┌────────

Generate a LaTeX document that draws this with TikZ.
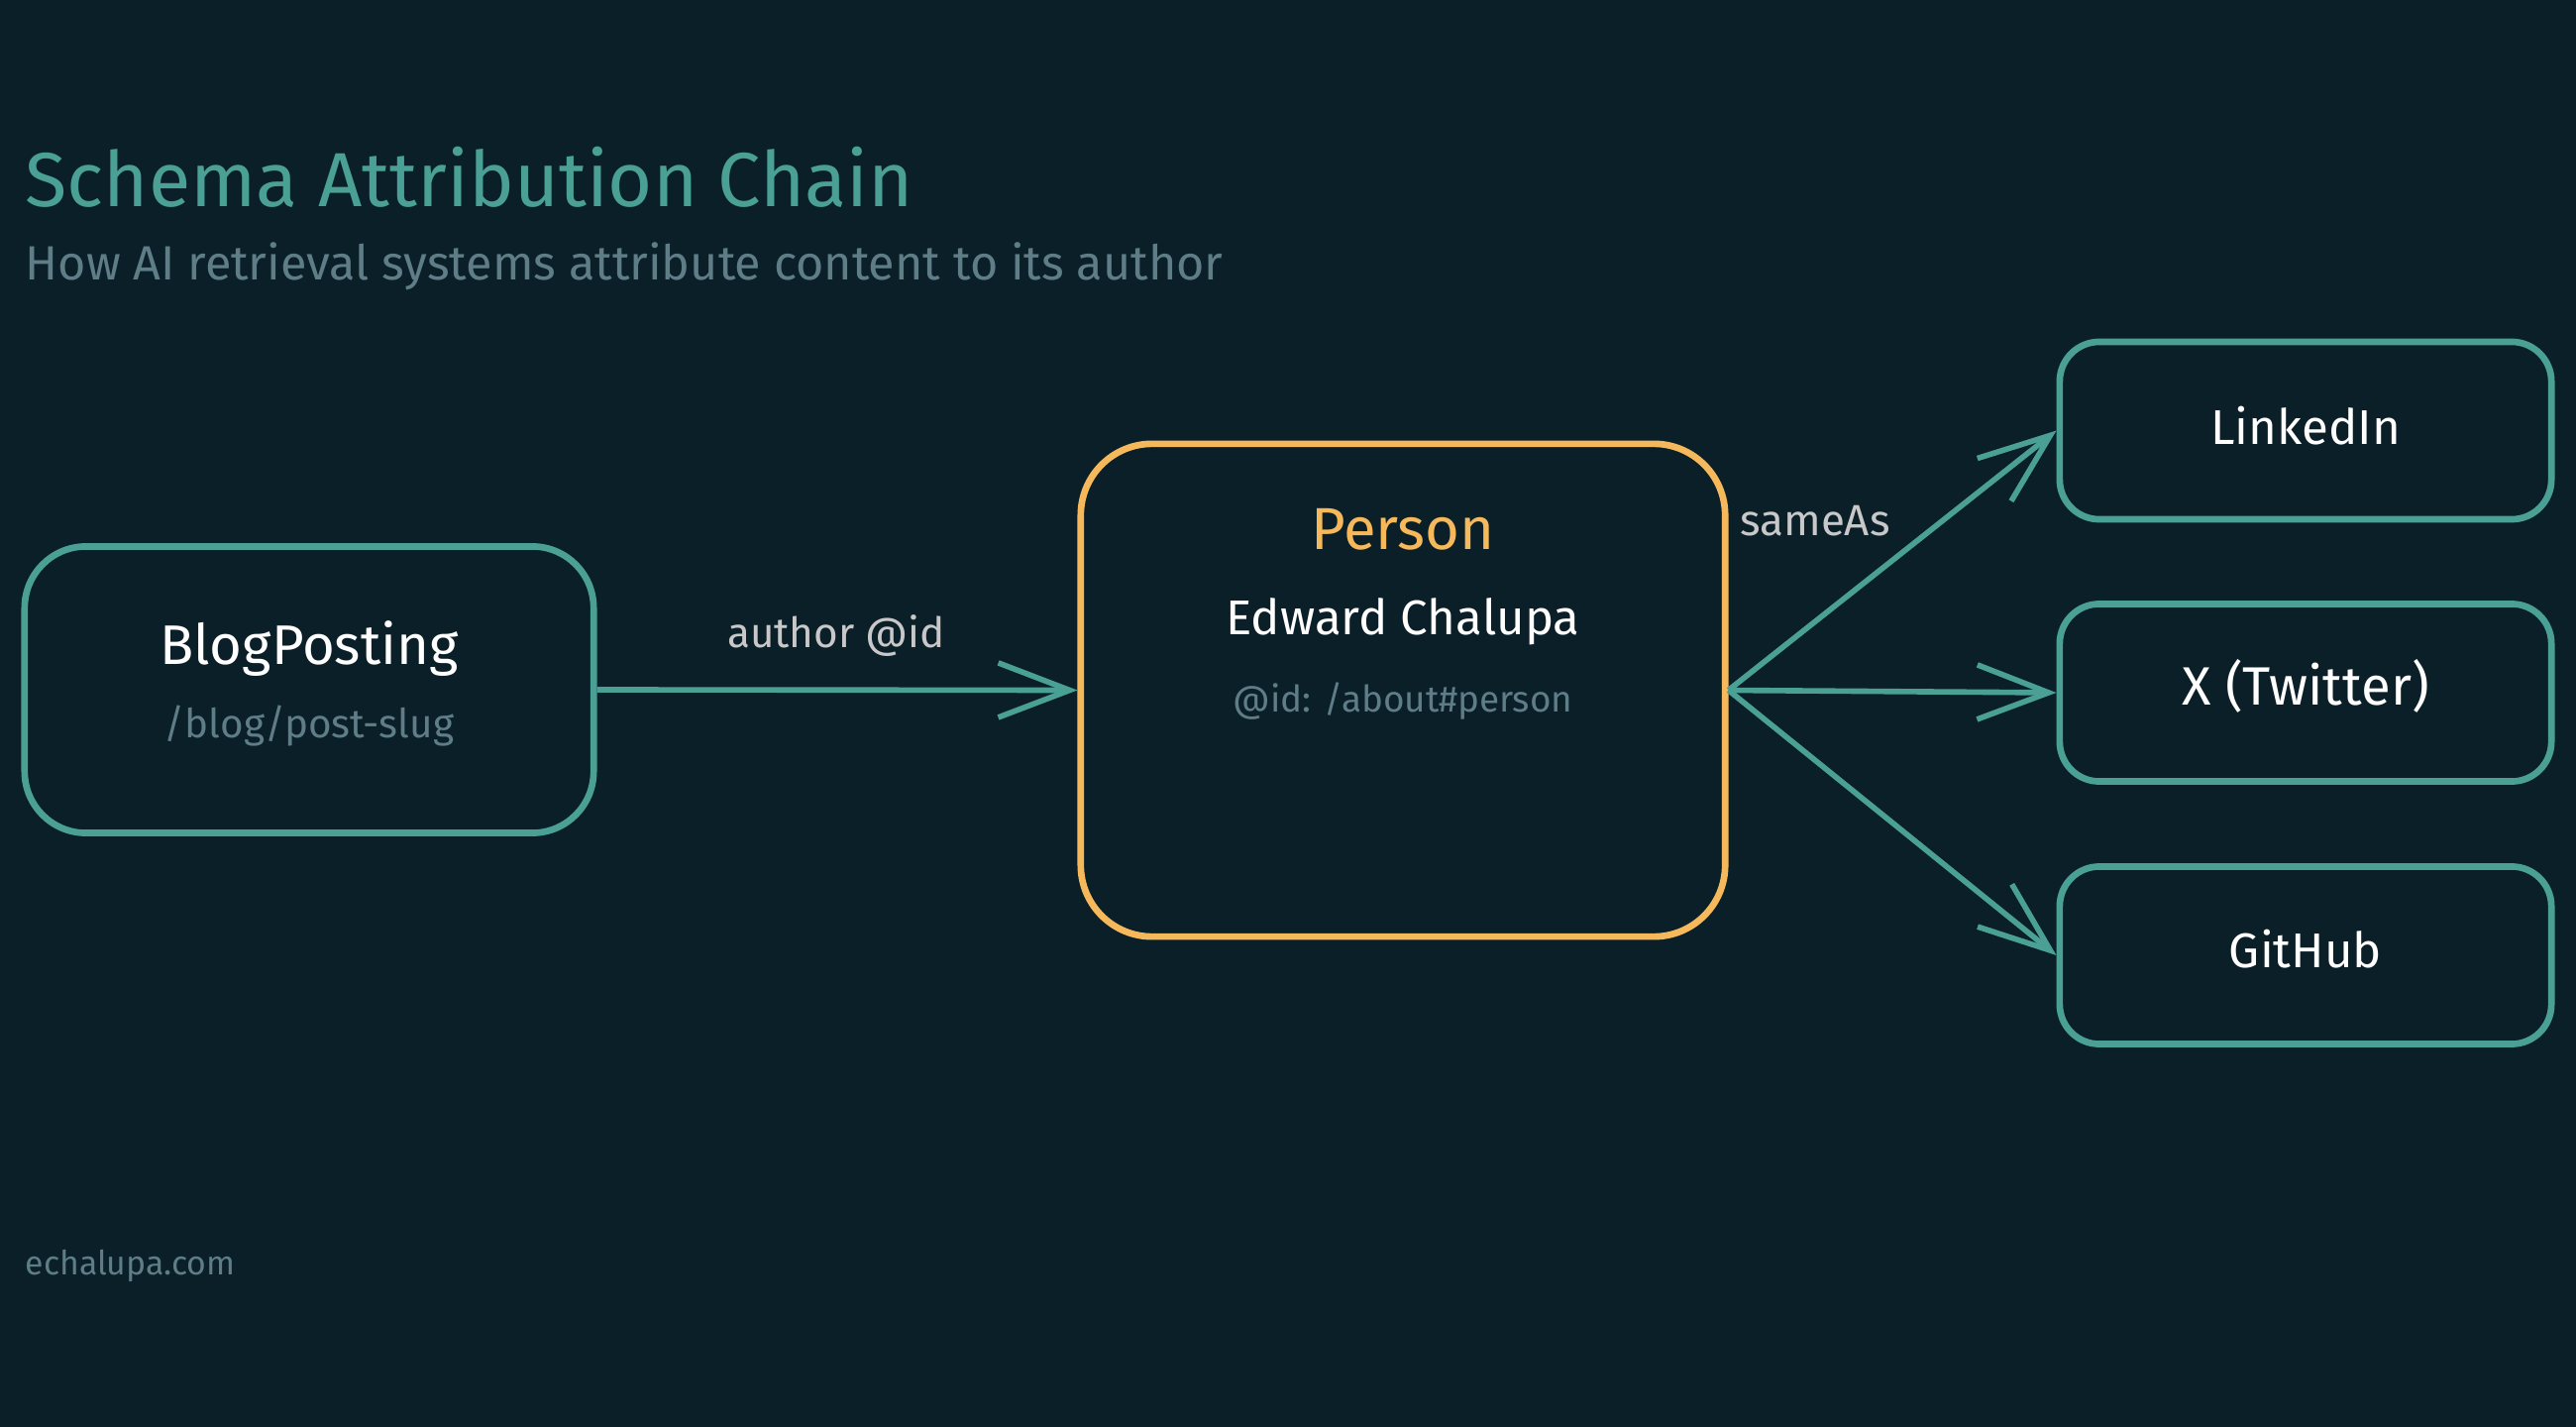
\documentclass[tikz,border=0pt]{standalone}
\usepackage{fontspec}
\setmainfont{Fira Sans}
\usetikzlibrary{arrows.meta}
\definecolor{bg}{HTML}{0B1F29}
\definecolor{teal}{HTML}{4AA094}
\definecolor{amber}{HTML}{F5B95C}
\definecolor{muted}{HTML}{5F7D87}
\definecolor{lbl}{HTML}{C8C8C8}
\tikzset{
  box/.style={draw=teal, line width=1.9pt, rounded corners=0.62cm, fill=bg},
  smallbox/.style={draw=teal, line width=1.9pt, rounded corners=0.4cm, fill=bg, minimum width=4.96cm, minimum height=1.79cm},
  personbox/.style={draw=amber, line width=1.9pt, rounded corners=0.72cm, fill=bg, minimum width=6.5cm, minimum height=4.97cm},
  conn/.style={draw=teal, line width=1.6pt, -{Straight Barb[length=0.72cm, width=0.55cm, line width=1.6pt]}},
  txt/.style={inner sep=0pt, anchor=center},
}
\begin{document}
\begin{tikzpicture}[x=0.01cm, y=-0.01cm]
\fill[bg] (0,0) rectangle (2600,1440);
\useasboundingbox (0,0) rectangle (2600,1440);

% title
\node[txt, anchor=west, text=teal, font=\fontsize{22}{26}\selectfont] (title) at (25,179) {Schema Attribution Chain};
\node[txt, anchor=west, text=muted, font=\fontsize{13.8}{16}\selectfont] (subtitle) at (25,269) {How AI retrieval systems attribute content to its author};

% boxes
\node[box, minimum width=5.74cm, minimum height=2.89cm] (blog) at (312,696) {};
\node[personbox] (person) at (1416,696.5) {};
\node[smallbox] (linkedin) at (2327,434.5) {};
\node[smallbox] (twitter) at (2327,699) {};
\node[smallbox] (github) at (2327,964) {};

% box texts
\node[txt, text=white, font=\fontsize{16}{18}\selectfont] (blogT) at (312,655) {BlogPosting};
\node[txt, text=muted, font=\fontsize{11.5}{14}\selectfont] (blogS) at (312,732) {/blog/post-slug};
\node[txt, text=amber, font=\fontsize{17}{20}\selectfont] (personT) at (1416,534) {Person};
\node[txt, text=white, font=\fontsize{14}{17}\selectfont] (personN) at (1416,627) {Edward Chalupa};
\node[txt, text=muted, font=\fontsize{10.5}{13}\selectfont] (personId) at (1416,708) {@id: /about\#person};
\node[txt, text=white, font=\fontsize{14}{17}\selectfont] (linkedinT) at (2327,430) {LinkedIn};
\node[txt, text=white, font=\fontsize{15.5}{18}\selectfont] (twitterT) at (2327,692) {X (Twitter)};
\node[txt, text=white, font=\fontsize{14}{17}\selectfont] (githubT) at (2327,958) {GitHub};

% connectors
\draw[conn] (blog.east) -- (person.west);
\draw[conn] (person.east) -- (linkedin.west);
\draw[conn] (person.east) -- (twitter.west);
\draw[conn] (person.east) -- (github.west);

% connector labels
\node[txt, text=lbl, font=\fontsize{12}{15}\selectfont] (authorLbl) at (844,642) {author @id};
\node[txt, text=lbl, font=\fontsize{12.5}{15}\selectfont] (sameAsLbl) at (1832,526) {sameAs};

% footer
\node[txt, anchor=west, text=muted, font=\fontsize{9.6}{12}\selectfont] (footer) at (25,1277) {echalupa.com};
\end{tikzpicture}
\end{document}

└────────

Short exercise
Omit the pictures, then quote the rest of the material above exactly.

The response
Generate a LaTeX document that draws this with TikZ.
\documentclass[tikz,border=0pt]{standalone}
\usepackage{fontspec}
\setmainfont{Fira Sans}
\usetikzlibrary{arrows.meta}
\definecolor{bg}{HTML}{0B1F29}
\definecolor{teal}{HTML}{4AA094}
\definecolor{amber}{HTML}{F5B95C}
\definecolor{muted}{HTML}{5F7D87}
\definecolor{lbl}{HTML}{C8C8C8}
\tikzset{
  box/.style={draw=teal, line width=1.9pt, rounded corners=0.62cm, fill=bg},
  smallbox/.style={draw=teal, line width=1.9pt, rounded corners=0.4cm, fill=bg, minimum width=4.96cm, minimum height=1.79cm},
  personbox/.style={draw=amber, line width=1.9pt, rounded corners=0.72cm, fill=bg, minimum width=6.5cm, minimum height=4.97cm},
  conn/.style={draw=teal, line width=1.6pt, -{Straight Barb[length=0.72cm, width=0.55cm, line width=1.6pt]}},
  txt/.style={inner sep=0pt, anchor=center},
}
\begin{document}
\begin{tikzpicture}[x=0.01cm, y=-0.01cm]
\fill[bg] (0,0) rectangle (2600,1440);
\useasboundingbox (0,0) rectangle (2600,1440);

% title
\node[txt, anchor=west, text=teal, font=\fontsize{22}{26}\selectfont] (title) at (25,179) {Schema Attribution Chain};
\node[txt, anchor=west, text=muted, font=\fontsize{13.8}{16}\selectfont] (subtitle) at (25,269) {How AI retrieval systems attribute content to its author};

% boxes
\node[box, minimum width=5.74cm, minimum height=2.89cm] (blog) at (312,696) {};
\node[personbox] (person) at (1416,696.5) {};
\node[smallbox] (linkedin) at (2327,434.5) {};
\node[smallbox] (twitter) at (2327,699) {};
\node[smallbox] (github) at (2327,964) {};

% box texts
\node[txt, text=white, font=\fontsize{16}{18}\selectfont] (blogT) at (312,655) {BlogPosting};
\node[txt, text=muted, font=\fontsize{11.5}{14}\selectfont] (blogS) at (312,732) {/blog/post-slug};
\node[txt, text=amber, font=\fontsize{17}{20}\selectfont] (personT) at (1416,534) {Person};
\node[txt, text=white, font=\fontsize{14}{17}\selectfont] (personN) at (1416,627) {Edward Chalupa};
\node[txt, text=muted, font=\fontsize{10.5}{13}\selectfont] (personId) at (1416,708) {@id: /about\#person};
\node[txt, text=white, font=\fontsize{14}{17}\selectfont] (linkedinT) at (2327,430) {LinkedIn};
\node[txt, text=white, font=\fontsize{15.5}{18}\selectfont] (twitterT) at (2327,692) {X (Twitter)};
\node[txt, text=white, font=\fontsize{14}{17}\selectfont] (githubT) at (2327,958) {GitHub};

% connectors
\draw[conn] (blog.east) -- (person.west);
\draw[conn] (person.east) -- (linkedin.west);
\draw[conn] (person.east) -- (twitter.west);
\draw[conn] (person.east) -- (github.west);

% connector labels
\node[txt, text=lbl, font=\fontsize{12}{15}\selectfont] (authorLbl) at (844,642) {author @id};
\node[txt, text=lbl, font=\fontsize{12.5}{15}\selectfont] (sameAsLbl) at (1832,526) {sameAs};

% footer
\node[txt, anchor=west, text=muted, font=\fontsize{9.6}{12}\selectfont] (footer) at (25,1277) {echalupa.com};
\end{tikzpicture}
\end{document}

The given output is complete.